Requirement: Locate the string "this" in the records below. Copy every line where it occurs.

Input data:

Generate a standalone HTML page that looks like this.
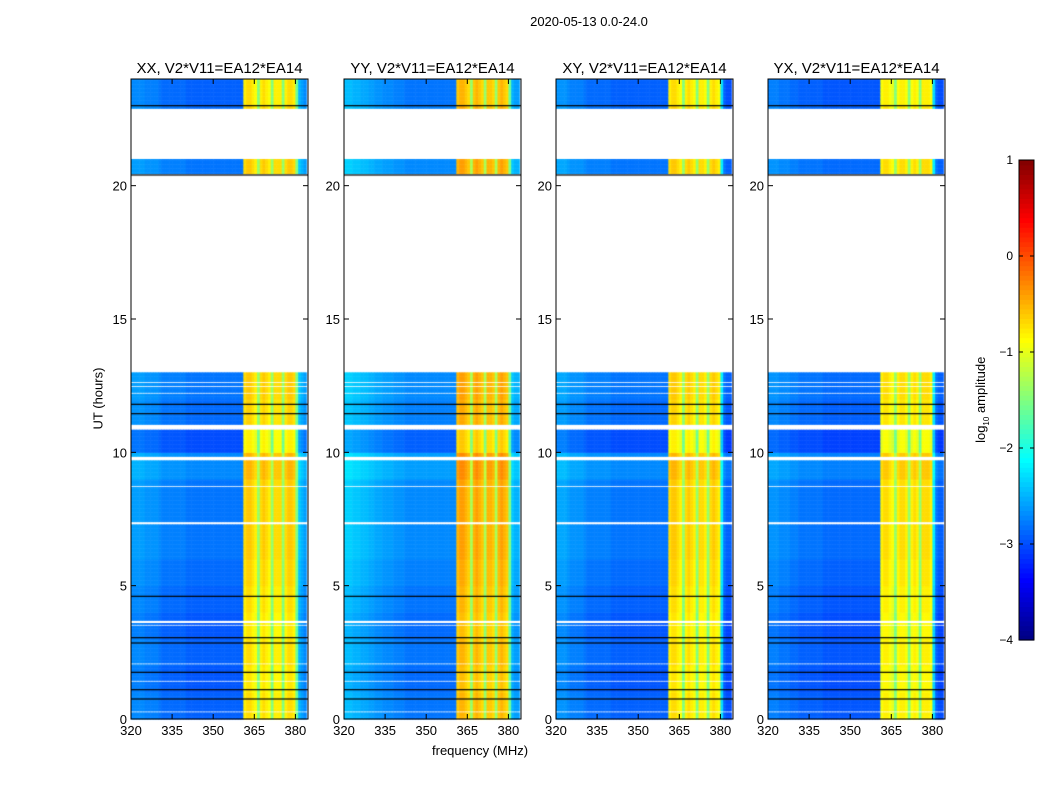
<!DOCTYPE html>
<html><head><meta charset="utf-8">
<style>
body{margin:0;background:#fff;font-family:"Liberation Sans",sans-serif;}
#wrap{position:relative;width:1050px;height:800px;overflow:hidden;background:#fff;}
.t{position:absolute;color:#000;white-space:nowrap;}
canvas{position:absolute;}
</style></head><body>
<div id="wrap">
<div class="t" style="left:489px;top:14px;width:200px;text-align:center;font-size:13px">2020-05-13 0.0-24.0</div>
<div class="t" style="top:743px;font-size:13px;left:432px">frequency (MHz)</div>
<div class="t" style="left:48px;top:391px;width:100px;text-align:center;font-size:13px;transform:rotate(-90deg)">UT (hours)</div>
<div class="t" style="left:932px;top:391px;width:100px;text-align:center;font-size:13px;transform:rotate(-90deg)">log<sub style="font-size:8px">10</sub> amplitude</div>
<svg id="svg" width="1050" height="800" style="position:absolute;left:0;top:0"></svg>
</div>
<script>
// ---- data ----
const panelTitles = ["XX, V2*V11=EA12*EA14","YY, V2*V11=EA12*EA14","XY, V2*V11=EA12*EA14","YX, V2*V11=EA12*EA14"];
const xTicks = [320,335,350,365,380];
const yTicks = [0,5,10,15,20];
const cbTicks = [1,0,-1,-2,-3,-4];
// frequency profiles (log10 amplitude), 1 MHz bins from 320 to 384
const profXX = [-2.7,-2.7,-2.7,-2.7,-2.7,-2.75,-2.75,-2.75,-2.75,-2.75,-2.8,-2.85,-2.85,-2.85,-2.85,-2.85,-2.85,-2.85,-2.85,-2.85,-2.9,-2.9,-2.9,-2.9,-2.9,-2.9,-2.9,-2.9,-2.9,-2.9,-2.9,-2.9,-2.9,-2.9,-2.9,-2.9,-2.9,-2.9,-2.9,-2.9,-2.9,-0.8,-0.7,-0.7,-0.8,-0.9,-1.5,-0.8,-0.7,-0.8,-0.9,-1.5,-0.8,-0.8,-0.8,-1.5,-0.8,-0.7,-0.7,-0.8,-1.6,-2.5,-2.6,-2.7];
const profYY = [-2.45,-2.45,-2.45,-2.5,-2.5,-2.5,-2.55,-2.55,-2.55,-2.6,-2.6,-2.65,-2.65,-2.65,-2.7,-2.7,-2.7,-2.7,-2.75,-2.75,-2.75,-2.75,-2.8,-2.8,-2.8,-2.8,-2.8,-2.8,-2.8,-2.8,-2.8,-2.8,-2.8,-2.8,-2.8,-2.8,-2.8,-2.8,-2.8,-2.8,-2.8,-0.6,-0.5,-0.5,-0.6,-0.7,-1.4,-0.6,-0.5,-0.6,-0.7,-1.4,-0.6,-0.6,-0.7,-1.4,-0.6,-0.5,-0.6,-0.7,-1.6,-2.5,-2.6,-2.6];
const profXY = [-2.65,-2.65,-2.65,-2.65,-2.7,-2.75,-2.75,-2.75,-2.75,-2.75,-2.8,-2.85,-2.85,-2.85,-2.85,-2.85,-2.85,-2.85,-2.85,-2.85,-2.9,-2.9,-2.9,-2.9,-2.9,-2.9,-2.9,-2.9,-2.9,-2.9,-2.9,-2.9,-2.9,-2.9,-2.9,-2.9,-2.9,-2.9,-2.9,-2.9,-2.9,-0.8,-0.7,-0.7,-0.8,-0.9,-1.5,-0.8,-0.7,-0.8,-0.9,-1.5,-0.8,-0.8,-0.9,-1.5,-0.8,-0.7,-0.8,-0.9,-2.3,-2.9,-3.0,-3.0];
const profYX = [-2.75,-2.75,-2.75,-2.75,-2.8,-2.8,-2.8,-2.8,-2.85,-2.85,-2.85,-2.9,-2.9,-2.9,-2.9,-2.9,-2.9,-2.9,-2.9,-2.9,-2.95,-2.95,-2.95,-2.95,-2.95,-2.95,-2.95,-2.95,-2.95,-2.95,-2.95,-2.95,-2.95,-2.95,-2.95,-2.95,-2.95,-2.95,-2.95,-2.95,-2.95,-0.9,-0.8,-0.8,-0.9,-1.0,-1.5,-0.9,-0.8,-0.8,-0.9,-1.5,-0.9,-0.8,-0.9,-1.5,-0.8,-0.8,-0.8,-0.9,-2.3,-2.9,-3.0,-3.0];
// hourly level offsets (0..23 h)
const hourOffset = [0.0,-0.05,0.0,-0.05,0.0,0.05,0.1,0.1,0.1,0.2,-0.1,0.05,0.1,0,0,0,0,0,0,0,0.1,0,0.05,0.0];
// flagged (blank) intervals in hours
const flagStart = [13.0,21.0,9.7,10.85,12.45,12.6,3.5,3.62,7.3,8.7,11.0,0.25,1.4,2.05,12.2];
const flagEnd   = [20.45,22.9,9.85,11.0,12.5,12.65,3.56,3.68,7.38,8.76,11.05,0.29,1.44,2.1,12.24];
// black horizontal lines (hours)
const blackLines = [0.75,1.1,1.75,2.85,3.05,4.6,11.8,20.4,23.0,11.45];
const profiles = [profXX,profYY,profXY,profYX];

const PL=[131,344,556,768], PW=177, PT=79, PB=719;
const fMin=320,fMax=384.6,tMax=24;
function xs(p,f){return PL[p]+(f-fMin)/(fMax-fMin)*PW;}
function ys(t){return PB-t/tMax*(PB-PT);}
function jet(v){
  let x=(v+4)/5; x=Math.max(0,Math.min(1,x));
  const c=a=>Math.round(255*Math.max(0,Math.min(1,a)));
  return `rgb(${c(1.5-Math.abs(4*x-3))},${c(1.5-Math.abs(4*x-2))},${c(1.5-Math.abs(4*x-1))})`;
}
function flagged(t){for(let i=0;i<flagStart.length;i++){if(t>=flagStart[i]&&t<flagEnd[i])return true;}return false;}
const wrap=document.getElementById('wrap');
const svg=document.getElementById('svg');
const NS="http://www.w3.org/2000/svg";
function mk(tag,attrs,parent){const e=document.createElementNS(NS,tag);for(const k in attrs)e.setAttribute(k,attrs[k]);(parent||svg).appendChild(e);return e;}
const dt=0.05;
for(let p=0;p<4;p++){
  const cv=document.createElement('canvas');
  
  
  cv.width=1050;cv.height=800;cv.style.left='0px';cv.style.top='0px';
  wrap.insertBefore(cv,svg);
  const ctx=cv.getContext('2d');
  const prof=profiles[p];
  for(let r=0;r<tMax/dt;r++){
    const t=r*dt;
    if(flagged(t+dt/2))continue;
    const off=hourOffset[Math.floor(t)];
    const y0=ys(t+dt),y1=ys(t);
    for(let i=0;i<prof.length;i++){
      const x0=xs(p,fMin+i),x1=xs(p,Math.min(fMin+i+1,fMax));
      ctx.fillStyle=jet(prof[i]+off);
      ctx.fillRect(x0,y0,x1-x0+0.5,y1-y0+0.5);
    }
  }
  ctx.fillStyle='#000';
  blackLines.forEach(b=>{ctx.fillRect(PL[p],ys(b)-0.6,PW,1.2);});
  const g=mk('g',{});
  
  
  mk('rect',{x:PL[p],y:PT,width:PW,height:PB-PT,fill:'none',stroke:'#000','stroke-width':1},g);
  const tt=mk('text',{x:PL[p]+PW/2,y:73,'text-anchor':'middle','font-size':15,'font-family':'Liberation Sans'},g);
  tt.textContent=panelTitles[p];
  xTicks.forEach(f=>{
    const x=xs(p,f);
    mk('line',{x1:x,x2:x,y1:PB,y2:PB-5,stroke:'#000'},g);
    mk('line',{x1:x,x2:x,y1:PT,y2:PT+5,stroke:'#000'},g);
    const l=mk('text',{x:x,y:PB+16,'text-anchor':'middle','font-size':13,'font-family':'Liberation Sans'},g);
    l.textContent=f;
  });
  yTicks.forEach(t=>{
    const y=ys(t);
    mk('line',{x1:PL[p],x2:PL[p]+5,y1:y,y2:y,stroke:'#000'},g);
    mk('line',{x1:PL[p]+PW,x2:PL[p]+PW-5,y1:y,y2:y,stroke:'#000'},g);
    const l=mk('text',{x:PL[p]-4,y:y+5,'text-anchor':'end','font-size':13,'font-family':'Liberation Sans'},g);
    l.textContent=t;
  });
}
// colorbar
const CX=1019,CW=15,CT=160,CB=640;
const cb=mk('g',{});


for(let i=0;i<100;i++){
  const v=-4+5*(i+0.5)/100;
  const y=CB-(i+1)*(CB-CT)/100;
  mk('rect',{x:CX,y:y,width:CW,height:(CB-CT)/100+0.6,fill:jet(v)},cb);
}
mk('rect',{x:CX,y:CT,width:CW,height:CB-CT,fill:'none',stroke:'#000'},cb);
cbTicks.forEach(v=>{
  const y=CB-(v+4)/5*(CB-CT);
  mk('line',{x1:CX,x2:CX+4,y1:y,y2:y,stroke:'#000'},cb);
  mk('line',{x1:CX+CW,x2:CX+CW-4,y1:y,y2:y,stroke:'#000'},cb);
  const l=mk('text',{x:1013,y:y+4,'text-anchor':'end','font-size':12,'font-family':'Liberation Sans'},cb);
  l.textContent=v<0?'\u2212'+(-v):String(v);
});
</script>
</body></html>
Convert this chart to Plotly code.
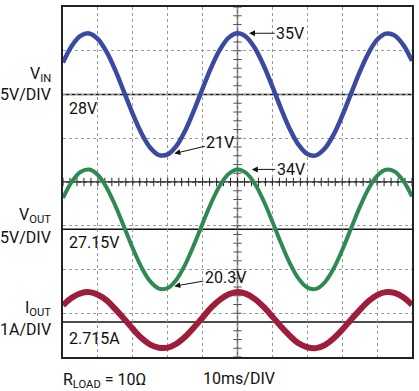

Exercise result:
Generate a standalone HTML page that looks like this.
Convert this chart to Plotly code.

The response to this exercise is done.